Some of the more conservative members of the court might be swayed by the argument as well.
Tribe’s former student, Chief Justice John G. Roberts, Jr. ’76, in an appellate court decision last year, stated “the cardinal principle of judicial restraint—if it is not necessary to decide more, it is necessary not to decide more.”
“Not only Justice Souter, but also, possibly, Justice Breyer—and maybe even Justice [Sandra Day] O’Connor—could be attracted to the statutory argument,” Martha L. Minow, the Smith professor of law at Harvard who helped to organize the faculty brief, wrote in an e-mail. Minow was one of a team of Harvard Law professors who organized the filing of the brief among the faculty—along with Frank I. Michelman, who is the Walmsley University professor at Harvard, and David J. Barron ’89, who is a professor of law and a former Crimson president.
Burt wrote that “if I had been arguing for FAIR, I would have taken a leaf from Justice [Antonin] Scalia’s book of statutory interpretation” and argue that the court should look to the clear meaning of the Solomon Amendment’s text—and not only to Congress members’ intents.
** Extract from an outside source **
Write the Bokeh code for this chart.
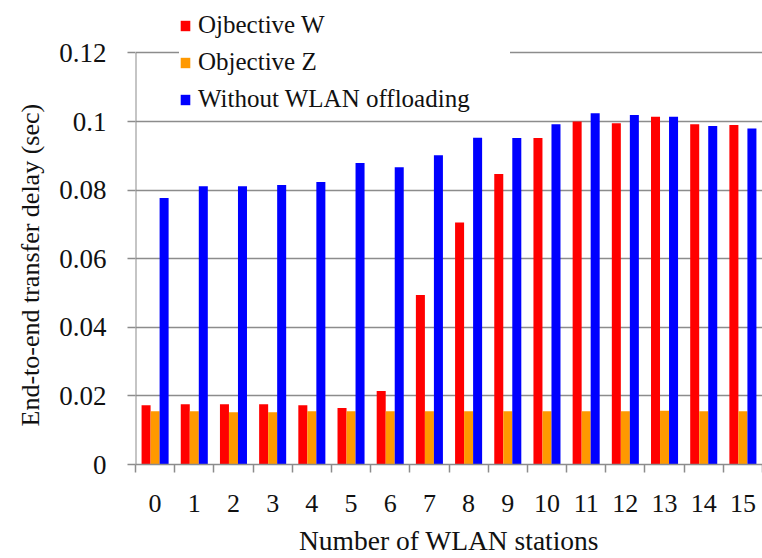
from bokeh.plotting import figure
from bokeh.models import ColumnDataSource, Range1d, FixedTicker, Legend, LegendItem, Title
from bokeh.transform import dodge
from bokeh.embed import file_html
from bokeh.resources import INLINE

categories = list(range(16))
tick_labels = [str(c) for c in categories]
obj_w = [0.0173, 0.0176, 0.0176, 0.0176, 0.0173, 0.0165, 0.0214, 0.0494,
         0.0706, 0.0847, 0.0952, 0.1000, 0.0995, 0.1014, 0.0992, 0.0990]
obj_z = [0.0155, 0.0155, 0.0152, 0.0152, 0.0155, 0.0155, 0.0155, 0.0155,
         0.0155, 0.0155, 0.0155, 0.0155, 0.0155, 0.0157, 0.0155, 0.0155]
no_offload = [0.0777, 0.0811, 0.0811, 0.0815, 0.0824, 0.0879, 0.0867, 0.0902,
              0.0953, 0.0952, 0.0992, 0.1024, 0.1019, 0.1014, 0.0987, 0.0980]
y_ticks = [0, 0.02, 0.04, 0.06, 0.08, 0.1, 0.12]
y_tick_labels = ["0", "0.02", "0.04", "0.06", "0.08", "0.1", "0.12"]
series_names = ["Ojbective W", "Objective Z", "Without WLAN offloading"]
colors = ["#ff0000", "#ff9900", "#0000ff"]
x_title = "Number of WLAN stations"
y_title = "End-to-end transfer delay (sec)"

FONT = "Liberation Serif"
GRAY = "#8c8c8c"
TXT = "#111111"

src = ColumnDataSource(dict(x=categories, w=obj_w, z=obj_z, n=no_offload))

y_top_visible = 0.1353  # frame extends above the 0.12 gridline so the legend fits
p = figure(width=762, height=558, output_backend="svg", toolbar_location=None,
           x_range=Range1d(-0.5, 15.5), y_range=Range1d(0, y_top_visible),
           min_border_left=135, min_border_right=0, min_border_top=0,
           min_border_bottom=94)
p.outline_line_color = None
p.background_fill_color = "white"
p.border_fill_color = "white"

bw = 0.23
r1 = p.vbar(x=dodge("x", -bw, range=p.x_range), top="w", width=bw, source=src,
            fill_color=colors[0], line_color=None)
r2 = p.vbar(x=dodge("x", 0, range=p.x_range), top="z", width=bw, source=src,
            fill_color=colors[1], line_color=None)
r3 = p.vbar(x=dodge("x", bw, range=p.x_range), top="n", width=bw, source=src,
            fill_color=colors[2], line_color=None)

# x axis
minor = [c - 0.5 for c in categories] + [categories[-1] + 0.5]
p.xaxis.ticker = FixedTicker(ticks=categories, minor_ticks=minor)
p.xaxis.major_label_overrides = {c: l for c, l in zip(categories, tick_labels)}
p.xaxis.major_tick_line_color = None
p.xaxis.major_tick_out = 0
p.xaxis.major_tick_in = 0
p.xaxis.minor_tick_line_color = GRAY
p.xaxis.minor_tick_line_width = 1.5
p.xaxis.minor_tick_out = 8
p.xaxis.minor_tick_in = 0
p.xaxis.axis_line_color = GRAY
p.xaxis.axis_line_width = 1.5
p.xaxis.major_label_text_font = FONT
p.xaxis.major_label_text_font_size = "26px"
p.xaxis.major_label_text_color = TXT
p.xaxis.major_label_standoff = 22
p.xaxis.axis_label = x_title
p.xaxis.axis_label_text_font = FONT
p.xaxis.axis_label_text_font_size = "27.5px"
p.xaxis.axis_label_text_font_style = "normal"
p.xaxis.axis_label_text_color = TXT
p.xaxis.axis_label_standoff = 10
p.xgrid.grid_line_color = None

# y axis (axis line drawn only up to the last tick, as in the reference)
p.yaxis.ticker = FixedTicker(ticks=y_ticks)
p.yaxis.major_label_overrides = {t: l for t, l in zip(y_ticks, y_tick_labels)}
p.yaxis.minor_tick_line_color = None
p.yaxis.major_tick_line_color = GRAY
p.yaxis.major_tick_line_width = 1.5
p.yaxis.major_tick_out = 8
p.yaxis.major_tick_in = 0
p.yaxis.axis_line_color = None
p.yaxis.major_label_text_font = FONT
p.yaxis.major_label_text_font_size = "27px"
p.yaxis.major_label_text_color = TXT
p.yaxis.major_label_standoff = 21
p.ygrid.ticker = FixedTicker(ticks=y_ticks)
p.ygrid.grid_line_color = GRAY
p.ygrid.grid_line_width = 1.5

# y title as a left-side title so it can sit lower than the frame centre
yt = Title(text=y_title, align="left", offset=38, standoff=24,
           text_font=FONT, text_font_size="26px", text_font_style="normal",
           text_color=TXT)
p.add_layout(yt, "left")

x0 = p.x_range.start
p.segment(x0=[x0], y0=[y_ticks[0]], x1=[x0], y1=[y_ticks[-1]],
          line_color=GRAY, line_width=2)

legend = Legend(items=[LegendItem(label=series_names[0], renderers=[r1]),
                       LegendItem(label=series_names[1], renderers=[r2]),
                       LegendItem(label=series_names[2], renderers=[r3])],
                location=(44, 350), orientation="vertical")
legend.label_text_font = FONT
legend.label_text_font_size = "25px"
legend.label_text_color = TXT
legend.glyph_width = 12
legend.glyph_height = 13
legend.label_height = 30
legend.spacing = 7
legend.padding = 2
legend.margin = 0
legend.label_standoff = 7
legend.label_width = 312
legend.border_line_color = None
legend.background_fill_color = "white"
legend.background_fill_alpha = 1.0
p.add_layout(legend, "center")

open("out.html", "w").write(file_html(p, INLINE))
But Breyer, Roberts, and Scalia all seemed to be openly hostile to FAIR’s free-speech case yesterday—suggesting that they might be eager to shoot down FAIR’s constitutional claims. And, as the dean of George Mason Law School, Daniel D. Polsby, noted in a phone interview yesterday, Souter “was not particularly interested in the Dellinger [statutory] argument at all.”
Moreover, even if the high court delivers a victory to the law schools on statutory grounds, Congress can simply change the Solomon Amendment to express its intentions.
But such a change might not be without political repercussions.
“Congress would have to say what they mean, and they might have a hard time doing that," Dellinger said.
Even if the statutory argument offered by Dellinger and the Harvard professors prevails—which it might not—Congress could respond by passing an more stringent version of the Solomon Amendment.
Still, the Harvard professors’ brief appears to be the last, best hope for gay-rights activists who want to keep the military off campus.